Thirty-six years ago this baby was born:
Looking at these pictures, I see where Addie gets her open-mouth and spread out sleeping from. The way her eyes are more almond-shaped, but not the same size. The darker blue. All her Daddy.
There were some awkward years:
But, ultimately, he grew up to clean up quite well
He was an adorable kid. The quiet one, who wasn’t quite sure what his interests were. But, as he grew into himself, he revealed a wonderful musician inside:
To this very moment, he is one of the most moving song writers I’ve heard. From the music to the lyrics, I think you should all know the Sweetthieves and Deleted Arrows- his most recent bands. Sadly, he only plays Daddy right now, which include hits like Twinkle Twinkle Little Star, Old MacDonald and made-up songs.
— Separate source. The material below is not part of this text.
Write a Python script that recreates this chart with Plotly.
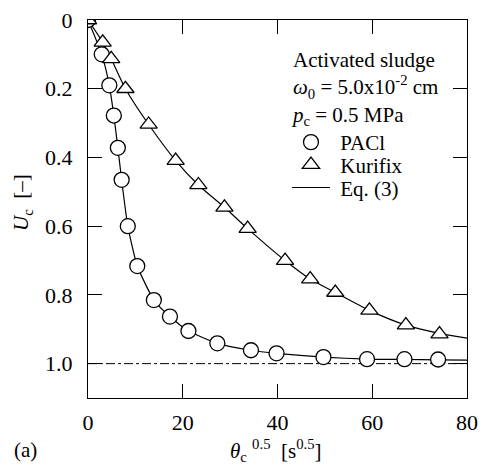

When we met, he was in a band, owner of a small business and proved to me that dating a musician wasn’t a bad idea. With his free spirit and ability to find humor in almost anything, Dave sits back and listens. His words are (usually) well thought out and planned, which is probably why he’s so quiet. That, and I never shut up- he probably just can’t get a word in! Back in 2008, I remember how he would look at me, roll with all my punches and gently kiss my shoulders when we were out together. Sometimes he would take lunch breaks with me, and he usually had a day off… so we would adventure to Newport or on a hike in the woods, often.
Now, Addie and I are lucky to call him ours. We don’t go out- ever. Literally. There isn’t much time alone, not that we want time without Addie, yet, and Dave isn’t able to purse his passion: music… but he never complains about his 5am wake-up call, or the amount of times I ask him to go back to the kitchen for water, tea, a cookie, to bring my milk down to the fridge, and the list goes on. He just does it.
I wish I could say these pictures would embarrass him, but I’m not sure he read all these posts. Poor guy. May he never know all the imagery horrors of him that are in between these pages.
I wish I could have gotten him an amazing gift. A brand new Subaru would have been nice. Or even his own tablet, or a few craft beers. Anything. But, that’s not in the cards this year. Instead, I woke up this morning with him and told him to get Addie out of her crib and snuggle-in with her while I took care of the dog and made breakfast. He doesn’t get many chances at morning snuggles, so I hoped this would be a good gift. Breakfast-in-bed was nothing fancy… eggs topped with salsa verde and cheese. Some strawberries. A bowl of (scarce) salsa: onions and avocado. Orange juice. Coffee.
There was a time Dave made me a hot breakfast every morning… in fact, he did for almost 2 years! Now he goes to work way too early to do that, but I always remember how good it made me feel and how much energy I had throughout the day. And so, I hope his breakfast provided him with the same good feelings.
Our celebration with family this weekend was awesome, too! Addie thought so!
Happy 36th birthday to an amazing (and good looking) husband, father, son, brother, brother-in-law, friend and musician a family could ask for <3
I love you, Dave. You and our simple life, because you are in it.